Steven Robinson trabajaba como alto ejecutivo en unos laboratorios de Madrid. Su mujer, Stephanie -Steffy-, MacCormarck , se ocupaba de «Banana» el querido papagayo del otoñal matrimonio. Un «arará arará» amazónico azul y amarillo de precioso plumaje y amable temperamento. Sus vecinos en el Parque Conde Orgaz, españoles, se llamaban Fonseca Bulnes, del comercio. Tenían una perra Cocker, «Troya», también amabilísima aunque mordía con frenesí a los carteros y los repartidores a domicilio. Tomaban el aperitivo nocturno en su jardín, cuando Troya apareció llevando entre sus fauces el cuerpo inerte de «Banana», el papagayo de los Robinson.
Horrorizados, aguardaron a que los Robinson apagaran las luces. Y el señor Fonseca, saltó la pequeña valla que separaba las dos propiedades con el cadáver de «Banana». Ahí estaba la gran jaula, vacía, obviamente.
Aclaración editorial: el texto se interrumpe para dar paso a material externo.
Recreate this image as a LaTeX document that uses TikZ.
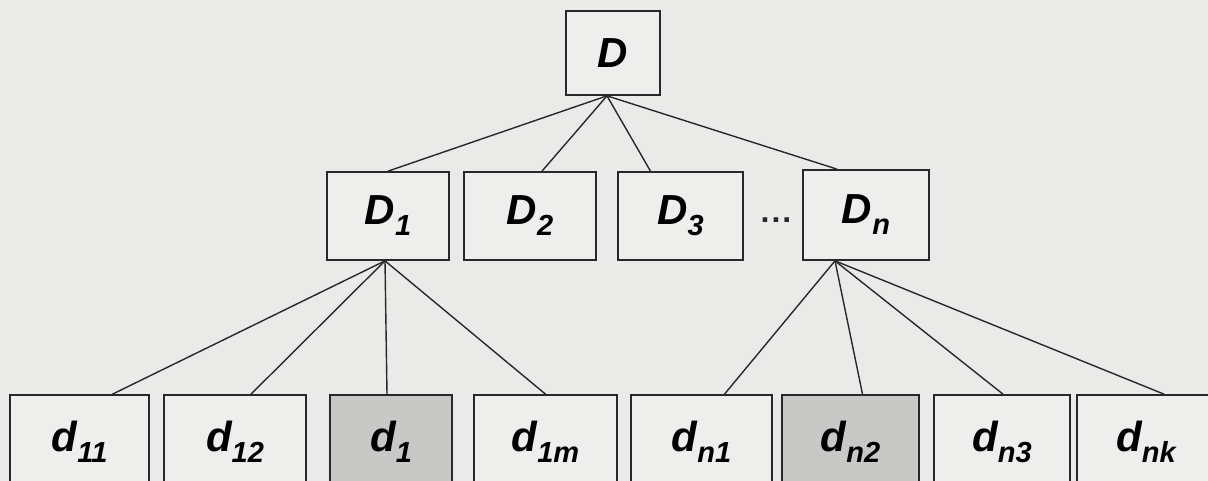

Y Fonseca depositó a «Banana» en el suelo de la jaula, y con evidente y lógica agilidad, retornó a su casa. Todo, para librar de responsabilidades a «Troya».
Eran las 7 de la mañana, cuando oyeron unas canciones de júbilo. Se interesaron por ellas y se asomaron al jardín vecino. Los Robinson cantaban y miraban a los cielos. Se dieron los buenos días, y Robinson, con los labios temblorosos y las lágrimas a punto de cauce, les explicó el milagro. «Ayer falleció «Banana» repentinamente. Lo enterramos en el jardín. Y hoy por la mañana, «Banana» ha aparecido en su jaula, su querida jaula. Se trata de un milagro. «Banana» nos ha dicho que quiere descansar en su jaula».
Al narrar el escalofriante suceso a su presidente de los laboratorios, Robinson fue llevado ante un psiquiatra que le recetó una macedonia de pastillas tranquilizantes hasta que se volvió rematadamente loco. La viuda viajó por carretera hasta Calais, allí embarcó en el «ferry», y amaneció en Dover con la jaula y los restos mortales de «Banana». El papagayo está enterrado en un pequeño cementerio de Statford, con la siguiente inscripción en su tumba: «Aquí yace «Banana», Manaos 1981-Madrid 1995. Santo papagayo».
De lo que hay que escribir para no hacerlo de nuestros políticos sinvergüenzas.
Pero no olvide que los animales, por maravillosos que sean, siguen siendo animales. No hay Santa Fauna.